Data provided
** begin **

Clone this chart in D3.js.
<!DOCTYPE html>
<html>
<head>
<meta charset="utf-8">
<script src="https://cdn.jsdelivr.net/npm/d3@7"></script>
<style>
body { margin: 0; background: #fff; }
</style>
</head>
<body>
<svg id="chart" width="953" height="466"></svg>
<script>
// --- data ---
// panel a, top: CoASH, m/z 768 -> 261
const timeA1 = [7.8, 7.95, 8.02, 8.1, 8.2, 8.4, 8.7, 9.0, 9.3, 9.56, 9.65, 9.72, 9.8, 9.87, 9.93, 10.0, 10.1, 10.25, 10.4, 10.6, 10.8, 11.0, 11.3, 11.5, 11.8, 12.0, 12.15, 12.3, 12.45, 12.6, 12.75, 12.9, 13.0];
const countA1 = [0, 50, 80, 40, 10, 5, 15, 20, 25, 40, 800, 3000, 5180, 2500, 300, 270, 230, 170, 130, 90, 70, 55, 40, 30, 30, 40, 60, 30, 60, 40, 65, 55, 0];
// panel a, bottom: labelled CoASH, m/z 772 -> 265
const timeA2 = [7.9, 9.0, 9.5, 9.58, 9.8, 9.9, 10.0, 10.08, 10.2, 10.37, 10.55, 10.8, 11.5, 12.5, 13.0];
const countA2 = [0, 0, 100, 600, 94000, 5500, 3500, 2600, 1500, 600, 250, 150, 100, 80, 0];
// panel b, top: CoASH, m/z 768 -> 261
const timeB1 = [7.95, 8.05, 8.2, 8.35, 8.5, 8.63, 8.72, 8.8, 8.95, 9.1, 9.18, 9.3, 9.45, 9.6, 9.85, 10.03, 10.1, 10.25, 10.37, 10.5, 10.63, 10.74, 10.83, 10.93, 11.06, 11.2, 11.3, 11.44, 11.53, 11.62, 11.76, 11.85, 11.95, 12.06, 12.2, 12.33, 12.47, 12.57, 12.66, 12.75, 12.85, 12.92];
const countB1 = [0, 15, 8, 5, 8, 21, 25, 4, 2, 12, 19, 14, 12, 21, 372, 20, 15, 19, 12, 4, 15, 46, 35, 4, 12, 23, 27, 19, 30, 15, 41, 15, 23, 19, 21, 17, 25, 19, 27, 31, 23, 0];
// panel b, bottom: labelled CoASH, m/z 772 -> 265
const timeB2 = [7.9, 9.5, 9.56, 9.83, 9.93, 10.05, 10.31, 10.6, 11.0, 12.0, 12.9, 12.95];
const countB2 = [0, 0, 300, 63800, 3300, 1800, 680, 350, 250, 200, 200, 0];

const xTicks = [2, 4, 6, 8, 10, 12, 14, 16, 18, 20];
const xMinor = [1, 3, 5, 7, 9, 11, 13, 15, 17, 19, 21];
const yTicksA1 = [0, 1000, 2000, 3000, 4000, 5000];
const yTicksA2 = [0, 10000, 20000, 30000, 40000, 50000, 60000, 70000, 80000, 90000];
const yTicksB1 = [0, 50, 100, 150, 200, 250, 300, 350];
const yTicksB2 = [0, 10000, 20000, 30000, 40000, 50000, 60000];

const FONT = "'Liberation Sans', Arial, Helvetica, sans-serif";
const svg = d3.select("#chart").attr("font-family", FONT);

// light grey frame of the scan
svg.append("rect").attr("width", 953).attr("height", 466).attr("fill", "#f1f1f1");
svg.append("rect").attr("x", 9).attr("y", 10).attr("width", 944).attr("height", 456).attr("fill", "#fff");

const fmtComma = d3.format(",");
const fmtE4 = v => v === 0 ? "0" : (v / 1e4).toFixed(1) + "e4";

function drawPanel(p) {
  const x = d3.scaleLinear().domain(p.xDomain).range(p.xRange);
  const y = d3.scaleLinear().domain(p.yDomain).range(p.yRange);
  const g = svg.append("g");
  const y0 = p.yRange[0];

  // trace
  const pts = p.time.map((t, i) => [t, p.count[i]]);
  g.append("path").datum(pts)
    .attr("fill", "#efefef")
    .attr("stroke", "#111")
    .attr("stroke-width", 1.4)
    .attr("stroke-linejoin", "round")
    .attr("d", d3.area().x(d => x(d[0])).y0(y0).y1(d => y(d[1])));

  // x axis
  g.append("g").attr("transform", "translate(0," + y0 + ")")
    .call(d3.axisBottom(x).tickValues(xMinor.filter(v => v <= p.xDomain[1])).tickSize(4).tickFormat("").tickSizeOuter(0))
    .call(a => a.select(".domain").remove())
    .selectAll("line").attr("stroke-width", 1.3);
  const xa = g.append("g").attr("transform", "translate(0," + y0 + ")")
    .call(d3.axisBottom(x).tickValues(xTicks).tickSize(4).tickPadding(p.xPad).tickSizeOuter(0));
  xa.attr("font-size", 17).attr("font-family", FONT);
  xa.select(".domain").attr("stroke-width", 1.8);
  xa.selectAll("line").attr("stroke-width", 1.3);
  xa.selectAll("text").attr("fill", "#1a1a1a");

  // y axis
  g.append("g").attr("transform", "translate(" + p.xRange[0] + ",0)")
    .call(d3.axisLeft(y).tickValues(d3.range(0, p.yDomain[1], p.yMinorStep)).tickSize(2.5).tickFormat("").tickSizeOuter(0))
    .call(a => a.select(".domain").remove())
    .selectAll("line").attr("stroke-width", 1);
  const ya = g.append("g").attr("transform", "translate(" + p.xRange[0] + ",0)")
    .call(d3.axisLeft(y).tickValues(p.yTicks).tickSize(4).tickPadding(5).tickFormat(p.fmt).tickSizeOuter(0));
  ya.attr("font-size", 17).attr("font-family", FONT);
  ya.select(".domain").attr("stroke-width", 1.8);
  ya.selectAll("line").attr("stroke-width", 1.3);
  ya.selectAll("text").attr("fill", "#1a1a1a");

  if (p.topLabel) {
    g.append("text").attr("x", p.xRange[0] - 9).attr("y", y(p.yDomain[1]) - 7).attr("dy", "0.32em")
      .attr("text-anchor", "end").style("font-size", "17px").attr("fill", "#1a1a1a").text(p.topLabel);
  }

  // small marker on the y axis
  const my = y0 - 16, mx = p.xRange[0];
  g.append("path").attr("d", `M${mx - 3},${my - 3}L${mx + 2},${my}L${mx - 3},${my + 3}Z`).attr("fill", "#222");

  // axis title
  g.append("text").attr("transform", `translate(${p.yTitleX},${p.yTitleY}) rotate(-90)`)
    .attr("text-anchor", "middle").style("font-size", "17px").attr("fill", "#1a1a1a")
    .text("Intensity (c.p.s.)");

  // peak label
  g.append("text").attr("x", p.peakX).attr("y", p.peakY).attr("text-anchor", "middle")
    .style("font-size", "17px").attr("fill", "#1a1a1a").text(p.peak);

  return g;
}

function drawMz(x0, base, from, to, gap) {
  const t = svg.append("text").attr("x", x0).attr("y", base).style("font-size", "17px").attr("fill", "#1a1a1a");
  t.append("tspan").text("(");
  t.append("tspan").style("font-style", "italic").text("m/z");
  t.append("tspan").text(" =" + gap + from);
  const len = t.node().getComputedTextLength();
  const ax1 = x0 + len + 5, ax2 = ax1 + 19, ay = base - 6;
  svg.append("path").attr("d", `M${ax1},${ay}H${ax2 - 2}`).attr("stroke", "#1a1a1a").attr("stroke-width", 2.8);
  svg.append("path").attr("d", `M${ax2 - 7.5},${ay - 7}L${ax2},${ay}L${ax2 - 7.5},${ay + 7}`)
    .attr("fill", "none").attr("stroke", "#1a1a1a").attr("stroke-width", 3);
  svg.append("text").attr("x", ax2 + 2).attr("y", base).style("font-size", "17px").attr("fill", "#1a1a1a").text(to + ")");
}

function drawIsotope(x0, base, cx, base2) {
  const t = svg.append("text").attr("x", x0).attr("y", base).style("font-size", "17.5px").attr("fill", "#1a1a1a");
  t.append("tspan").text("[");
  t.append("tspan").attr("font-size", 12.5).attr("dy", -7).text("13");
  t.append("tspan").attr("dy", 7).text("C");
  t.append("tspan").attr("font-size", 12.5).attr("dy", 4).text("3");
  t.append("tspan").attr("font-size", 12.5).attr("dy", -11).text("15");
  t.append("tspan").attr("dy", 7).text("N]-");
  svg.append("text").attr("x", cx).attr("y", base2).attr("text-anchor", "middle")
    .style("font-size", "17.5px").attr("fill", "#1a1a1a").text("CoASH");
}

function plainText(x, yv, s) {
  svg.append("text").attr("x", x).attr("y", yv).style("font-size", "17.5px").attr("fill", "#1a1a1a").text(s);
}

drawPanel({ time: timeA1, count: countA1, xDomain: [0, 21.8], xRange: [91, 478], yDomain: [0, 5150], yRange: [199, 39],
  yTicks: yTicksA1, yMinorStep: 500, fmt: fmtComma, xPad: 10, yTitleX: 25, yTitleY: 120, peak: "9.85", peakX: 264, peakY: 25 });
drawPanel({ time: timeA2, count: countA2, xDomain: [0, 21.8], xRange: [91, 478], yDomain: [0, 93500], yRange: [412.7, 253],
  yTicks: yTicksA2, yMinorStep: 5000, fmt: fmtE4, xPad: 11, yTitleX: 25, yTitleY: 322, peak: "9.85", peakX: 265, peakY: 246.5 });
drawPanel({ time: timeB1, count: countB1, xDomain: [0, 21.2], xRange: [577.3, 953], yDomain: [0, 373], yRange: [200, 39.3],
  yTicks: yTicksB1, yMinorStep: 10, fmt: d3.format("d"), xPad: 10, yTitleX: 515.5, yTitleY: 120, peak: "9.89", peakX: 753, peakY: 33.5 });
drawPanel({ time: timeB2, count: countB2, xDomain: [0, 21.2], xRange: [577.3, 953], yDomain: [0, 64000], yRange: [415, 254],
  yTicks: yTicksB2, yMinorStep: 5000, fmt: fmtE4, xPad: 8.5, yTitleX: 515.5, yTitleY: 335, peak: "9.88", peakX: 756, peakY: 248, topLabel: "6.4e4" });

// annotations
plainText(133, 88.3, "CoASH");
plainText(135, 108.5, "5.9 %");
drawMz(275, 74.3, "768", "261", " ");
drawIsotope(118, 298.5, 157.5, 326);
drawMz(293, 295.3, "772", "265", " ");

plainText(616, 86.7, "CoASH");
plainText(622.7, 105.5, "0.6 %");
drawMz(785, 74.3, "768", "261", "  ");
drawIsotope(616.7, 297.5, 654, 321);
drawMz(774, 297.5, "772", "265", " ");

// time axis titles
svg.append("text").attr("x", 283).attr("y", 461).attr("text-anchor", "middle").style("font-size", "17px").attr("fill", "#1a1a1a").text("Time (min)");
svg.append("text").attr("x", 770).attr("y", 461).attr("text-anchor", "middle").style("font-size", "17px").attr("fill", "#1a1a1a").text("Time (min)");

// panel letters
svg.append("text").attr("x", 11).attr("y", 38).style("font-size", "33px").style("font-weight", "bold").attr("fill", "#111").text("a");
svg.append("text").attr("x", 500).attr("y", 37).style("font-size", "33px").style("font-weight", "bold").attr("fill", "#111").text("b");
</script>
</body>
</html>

** end **
** begin **

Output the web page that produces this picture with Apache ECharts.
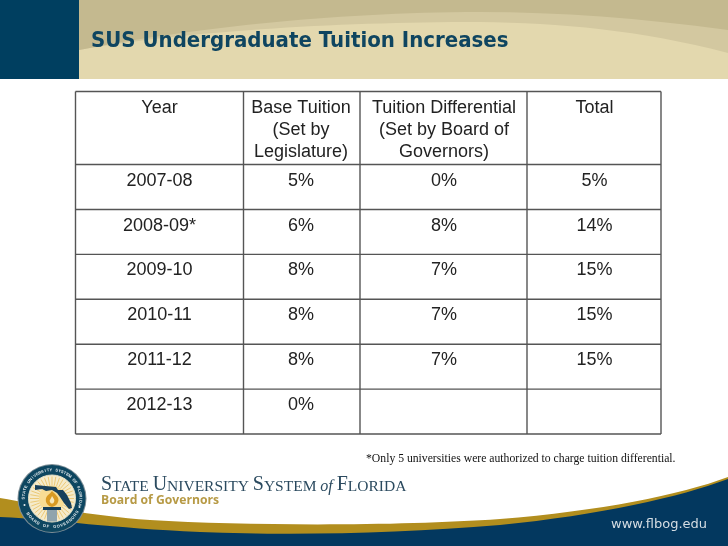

** end **
** begin **

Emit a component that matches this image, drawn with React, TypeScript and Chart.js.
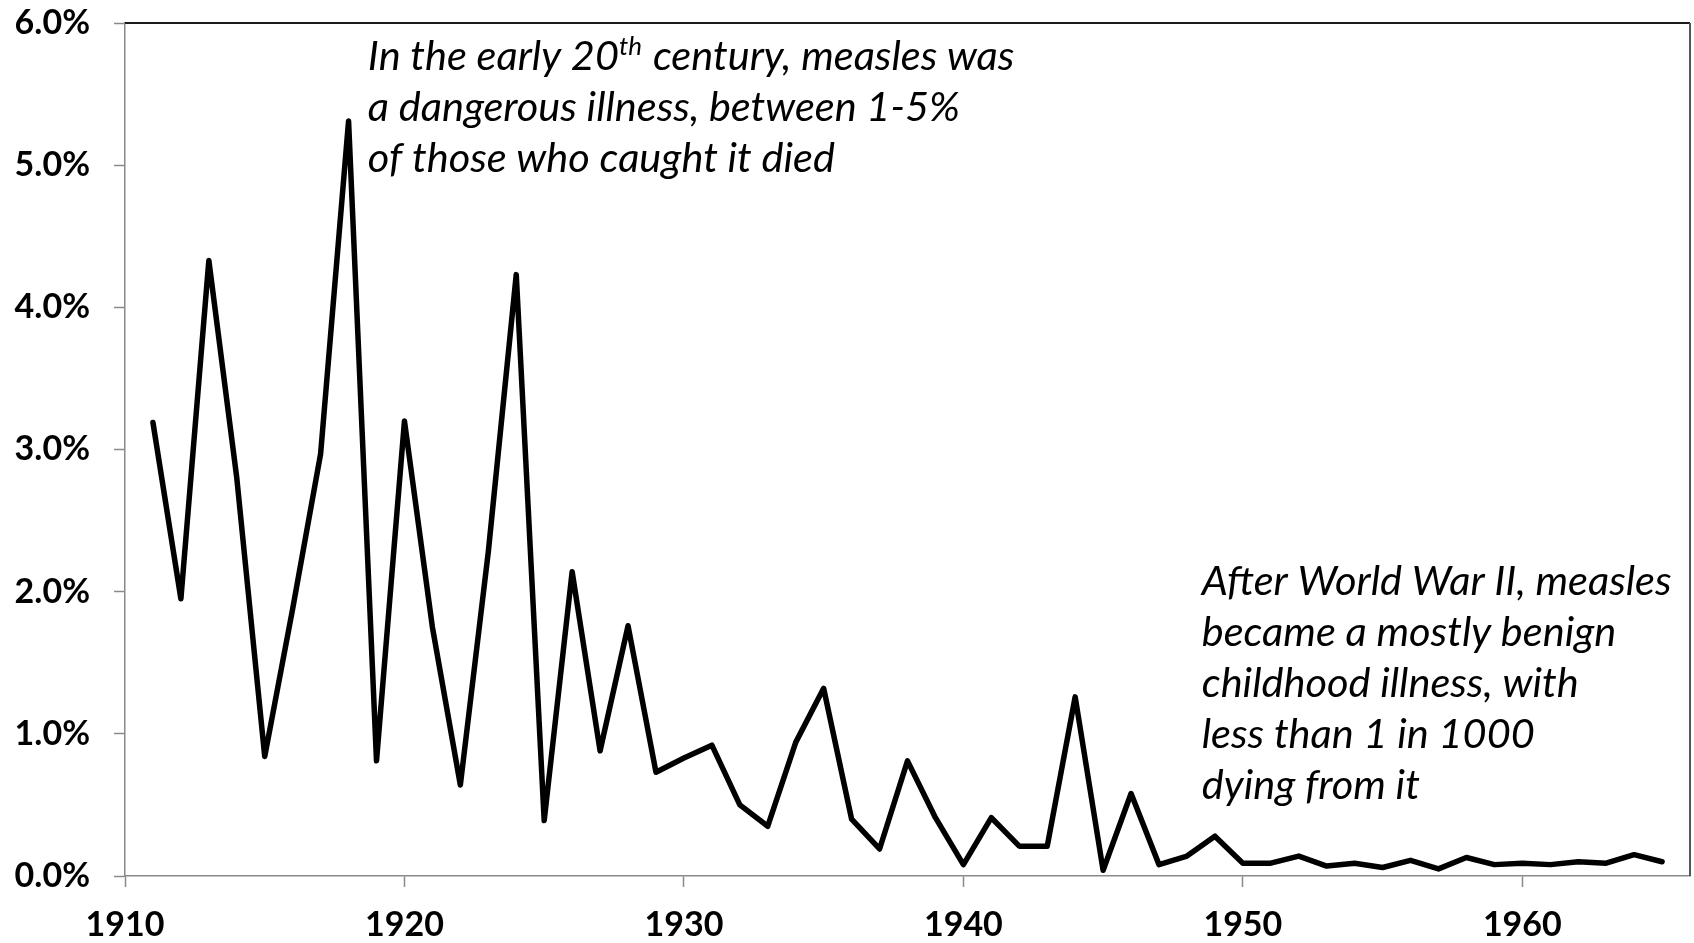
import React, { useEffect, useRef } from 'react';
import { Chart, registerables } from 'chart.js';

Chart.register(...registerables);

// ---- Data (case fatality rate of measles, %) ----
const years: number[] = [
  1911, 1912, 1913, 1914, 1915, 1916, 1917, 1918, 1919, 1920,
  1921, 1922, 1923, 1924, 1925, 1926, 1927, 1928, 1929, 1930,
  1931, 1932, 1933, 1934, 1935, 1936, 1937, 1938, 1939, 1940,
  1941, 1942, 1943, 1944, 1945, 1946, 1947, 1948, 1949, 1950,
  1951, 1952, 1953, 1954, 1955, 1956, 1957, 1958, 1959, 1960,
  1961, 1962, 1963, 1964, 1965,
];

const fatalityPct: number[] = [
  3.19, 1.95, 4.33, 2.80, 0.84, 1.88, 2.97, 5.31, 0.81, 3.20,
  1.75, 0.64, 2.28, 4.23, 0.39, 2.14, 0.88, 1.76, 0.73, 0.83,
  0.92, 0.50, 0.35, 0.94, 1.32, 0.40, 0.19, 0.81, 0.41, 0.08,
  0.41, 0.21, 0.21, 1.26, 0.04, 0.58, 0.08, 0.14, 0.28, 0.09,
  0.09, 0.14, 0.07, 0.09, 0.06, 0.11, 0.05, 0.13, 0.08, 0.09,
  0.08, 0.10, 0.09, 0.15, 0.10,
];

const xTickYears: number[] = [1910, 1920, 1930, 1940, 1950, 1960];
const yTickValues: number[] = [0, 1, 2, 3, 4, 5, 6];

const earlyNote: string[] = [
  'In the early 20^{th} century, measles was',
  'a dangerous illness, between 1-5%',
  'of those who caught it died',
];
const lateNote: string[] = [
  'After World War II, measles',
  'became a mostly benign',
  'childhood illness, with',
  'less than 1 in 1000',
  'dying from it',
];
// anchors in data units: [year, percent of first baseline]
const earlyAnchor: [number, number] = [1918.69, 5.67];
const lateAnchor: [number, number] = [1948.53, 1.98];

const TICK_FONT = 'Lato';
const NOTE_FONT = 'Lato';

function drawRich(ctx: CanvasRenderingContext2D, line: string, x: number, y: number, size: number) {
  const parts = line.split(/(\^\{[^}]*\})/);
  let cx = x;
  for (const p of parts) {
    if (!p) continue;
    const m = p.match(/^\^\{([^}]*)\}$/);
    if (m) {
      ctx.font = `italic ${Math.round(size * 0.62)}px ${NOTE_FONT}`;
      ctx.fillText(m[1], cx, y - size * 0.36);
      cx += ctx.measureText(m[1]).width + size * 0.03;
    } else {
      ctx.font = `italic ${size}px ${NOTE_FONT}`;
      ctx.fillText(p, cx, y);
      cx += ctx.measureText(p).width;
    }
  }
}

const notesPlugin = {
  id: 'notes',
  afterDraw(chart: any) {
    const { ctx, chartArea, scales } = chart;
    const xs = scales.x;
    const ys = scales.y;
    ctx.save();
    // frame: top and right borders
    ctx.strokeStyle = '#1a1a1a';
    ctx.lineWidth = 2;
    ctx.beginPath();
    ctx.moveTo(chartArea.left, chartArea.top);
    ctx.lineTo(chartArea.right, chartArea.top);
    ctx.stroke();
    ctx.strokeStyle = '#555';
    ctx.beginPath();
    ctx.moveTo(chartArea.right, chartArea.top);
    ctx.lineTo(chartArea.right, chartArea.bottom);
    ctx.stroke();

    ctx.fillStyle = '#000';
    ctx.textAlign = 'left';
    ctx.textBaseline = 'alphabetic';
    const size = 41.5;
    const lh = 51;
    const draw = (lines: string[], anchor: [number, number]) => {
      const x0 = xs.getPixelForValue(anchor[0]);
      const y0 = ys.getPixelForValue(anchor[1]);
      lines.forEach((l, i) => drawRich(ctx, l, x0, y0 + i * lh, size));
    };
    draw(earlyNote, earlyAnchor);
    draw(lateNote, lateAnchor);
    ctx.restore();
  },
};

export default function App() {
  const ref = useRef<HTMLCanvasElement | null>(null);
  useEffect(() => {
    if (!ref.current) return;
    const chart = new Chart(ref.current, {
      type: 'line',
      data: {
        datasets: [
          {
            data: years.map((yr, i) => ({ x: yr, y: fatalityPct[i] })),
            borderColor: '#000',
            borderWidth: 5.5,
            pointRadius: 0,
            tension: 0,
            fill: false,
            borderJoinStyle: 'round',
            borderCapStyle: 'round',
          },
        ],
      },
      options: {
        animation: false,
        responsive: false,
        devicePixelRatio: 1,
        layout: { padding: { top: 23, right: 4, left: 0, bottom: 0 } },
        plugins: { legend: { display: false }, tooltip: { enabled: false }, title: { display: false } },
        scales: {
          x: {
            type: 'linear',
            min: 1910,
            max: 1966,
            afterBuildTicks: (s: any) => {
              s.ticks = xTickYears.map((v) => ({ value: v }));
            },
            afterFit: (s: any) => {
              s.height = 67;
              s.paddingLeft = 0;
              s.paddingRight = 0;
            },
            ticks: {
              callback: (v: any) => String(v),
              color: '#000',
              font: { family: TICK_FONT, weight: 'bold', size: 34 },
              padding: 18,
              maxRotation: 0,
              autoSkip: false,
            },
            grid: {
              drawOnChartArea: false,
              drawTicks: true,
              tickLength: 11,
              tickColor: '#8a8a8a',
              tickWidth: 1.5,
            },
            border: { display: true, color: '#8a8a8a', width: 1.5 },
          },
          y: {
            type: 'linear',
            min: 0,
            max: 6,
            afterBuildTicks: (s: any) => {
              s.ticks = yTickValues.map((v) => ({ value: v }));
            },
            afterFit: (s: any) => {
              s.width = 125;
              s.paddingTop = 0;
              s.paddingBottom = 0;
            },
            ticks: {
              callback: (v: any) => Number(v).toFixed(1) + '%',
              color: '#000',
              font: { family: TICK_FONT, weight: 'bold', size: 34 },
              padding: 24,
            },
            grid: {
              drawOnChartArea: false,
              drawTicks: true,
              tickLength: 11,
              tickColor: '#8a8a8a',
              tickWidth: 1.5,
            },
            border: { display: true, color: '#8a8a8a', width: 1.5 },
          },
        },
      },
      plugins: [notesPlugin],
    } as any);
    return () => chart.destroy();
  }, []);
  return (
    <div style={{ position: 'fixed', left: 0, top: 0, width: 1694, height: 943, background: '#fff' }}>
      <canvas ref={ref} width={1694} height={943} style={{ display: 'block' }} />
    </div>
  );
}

** end **

Instructions for the task
Each line in the listing above either holds the string "that" or does not; state how many do, giving the number only.

Written answer
2